City Council chiefs need to find over £100 million for vital flood defences

The huge works on the River Avon are expected to cost more than £216 million

Author: Alex Seabrook, LDRS ReporterPublished 30th Nov 2023
Last updated 21st Jul 2024

Bristol City Council chiefs still need to find over £100 million to fund major flood defences in the river Avon. The huge works are expected to cost more than £216 million with construction lasting a decade, but questions remain about who will pay for them.

Bristol faces an increasing risk of severe flooding due to rising sea levels as well as more frequent extreme storms and heavy rain. Meanwhile flood risk is stopping developers from being able to build thousands of homes the city needs to tackle the growing housing crisis.

Due to inflation, costs for the flood defences are expected to have risen from the previous estimate of £216 million, councillors were told at the growth and regeneration scrutiny commission on Monday, November 27. More details of the works are expected in January.

How the Temple Quarter regeneration area could flood without new defences

Shaun Hartley, project director for the Bristol Avon flood strategy, said: “We’ve currently got 1,300 existing properties at risk of a severe flood. If we do nothing, that becomes 4,500 existing properties by the end of the century.

“We’re around about the halfway mark in identifying capital funds for the project. We’ve got to prove we can close that gap to have confidence in delivering the scheme.”

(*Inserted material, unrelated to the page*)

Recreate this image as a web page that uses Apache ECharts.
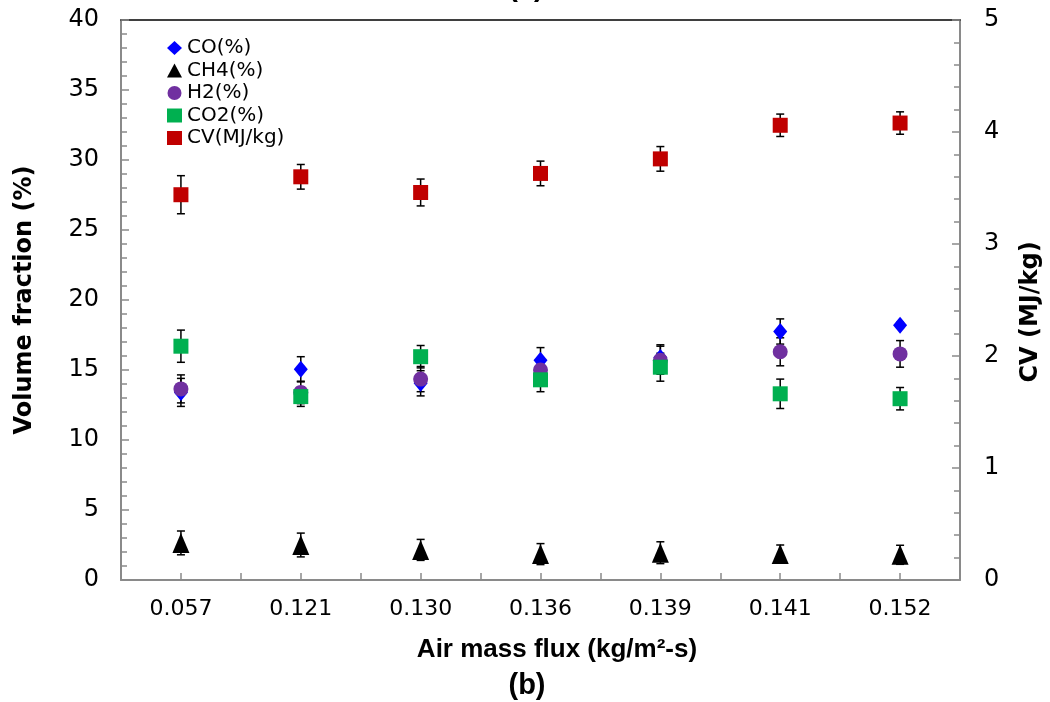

The flood defence works will likely include upgrading the harbour gates and building new defences at St Philips Marsh and the western end of the Harbourside, as part of a regeneration project around the Cumberland Basin known as the “Western Harbour”. The new defences could enable the construction of 13,000 new homes.

According to Mr Hartley, about £108 million of funding has been identified to pay for the defences, from various sources, with at least another £108 million still needed to be found. However, this funding gap appears to have increased since October last year, when a cabinet meeting was told just £81 million was still needed to be found to pay for the works.

The project team will ask the cabinet to sign off their outline business case in January. The next stage requires getting planning permission from different councils and signing off by the Environment Agency. Construction is expected to take place from 2027 to 2036.

Mr Hartley added: “If a flood does happen in the near future, then clearly the political environment could change and we might get a cash injection towards that capital gap. But nobody would ever wish that, of course.”